再次,在选择的共和国,以往被视为家庭耻辱的若干私人生活方式的法律地位大大改变。如非婚生子女获得了合法认可。非婚生育主要有三类情形:历史上的制度性非婚生,指奴隶制废除以前,法律不承认奴隶结婚的权利,所有奴隶所生的孩子均被视为非婚生子女;同居生育子女,是没有法定或约定承诺程序的稳定亲密关系所生的子嗣;非稳定亲密关系产生的孩子,即通常意义上的“私生子/女”,长期以来烙着蒙羞的记号,在法律资格方面存在若干障碍。20世纪中后期,私生子女争取继承权的纠纷频频诉诸法院,促使法律取消了各种权利障碍,赋予他们与合法子女同等的法律地位。
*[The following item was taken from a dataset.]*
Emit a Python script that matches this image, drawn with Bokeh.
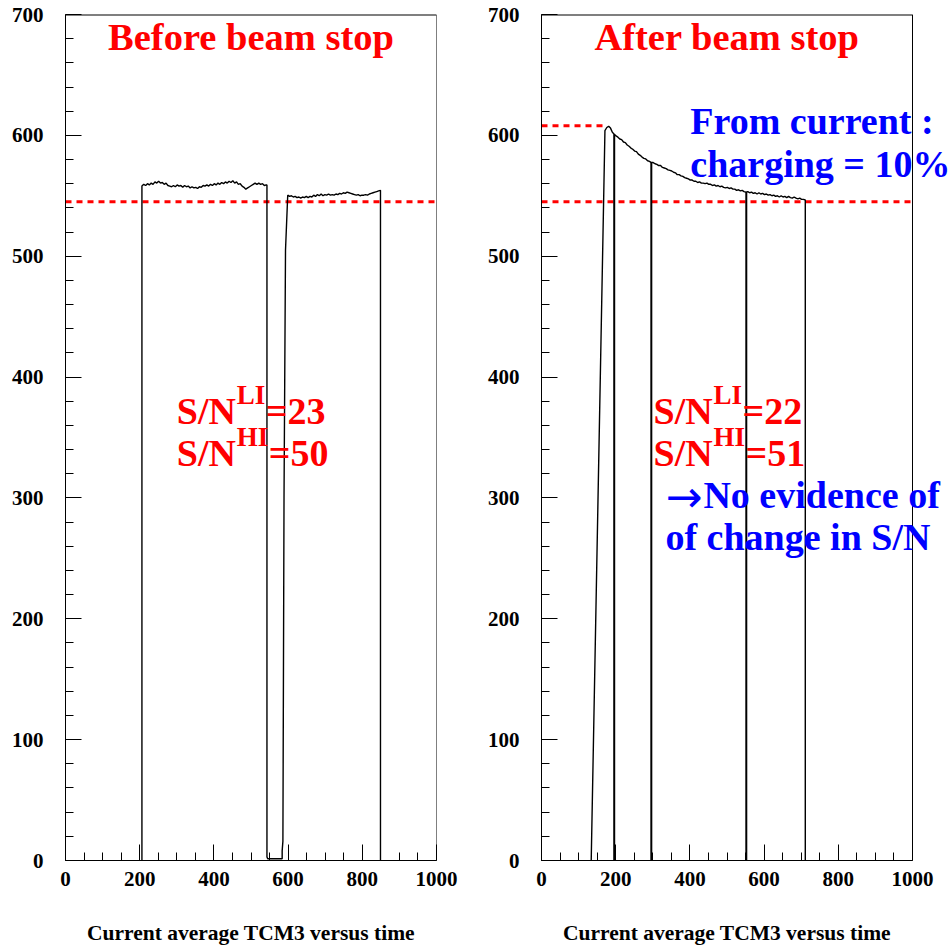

同时,出现了一些生物学父母和社会学父母分离并公开争夺子女的新纠纷。由于现代科技的发展,通过精子库人工授精怀孕以及接受捐献卵子并租赁子宫的代孕成为不育夫妇的新希望,同时也产生了新问题:一些贡献精子的生物学父亲或代孕母亲和养育孩子的父母对簿公堂以抢夺子女。对于这些新现象的合法性和孩子的归属问题,社会争论激烈,各州立法态度莫衷一是,法院判决也各有不同。但主流的共识是,孩子应当归对其成长最为有利的父母,甚至可以拥有不止一对父母。
最后,家庭所有方面渐趋于同一个方向:个人选择至上,孩子的利益至上。要不要孩子、要几个,是个人选择;获得孩子的方式——自己生、代孕或收养,可由个人选择;孩子认同谁是父母,可由个人选择,或由国家基于孩子的最大利益代其选择;未成年孩子的教育、成长方式,可以由家长为了孩子的益处自主选择;成年子女与父母(和兄弟姐妹)的相处方式,可由个人选择;等等。家庭法演变为去家长权威化、尊重个人权利和意志的现代法;教育、宗教和媒体等也日益被要求支持有利于孩子的最大利益和个人自由选择的新型法律文化。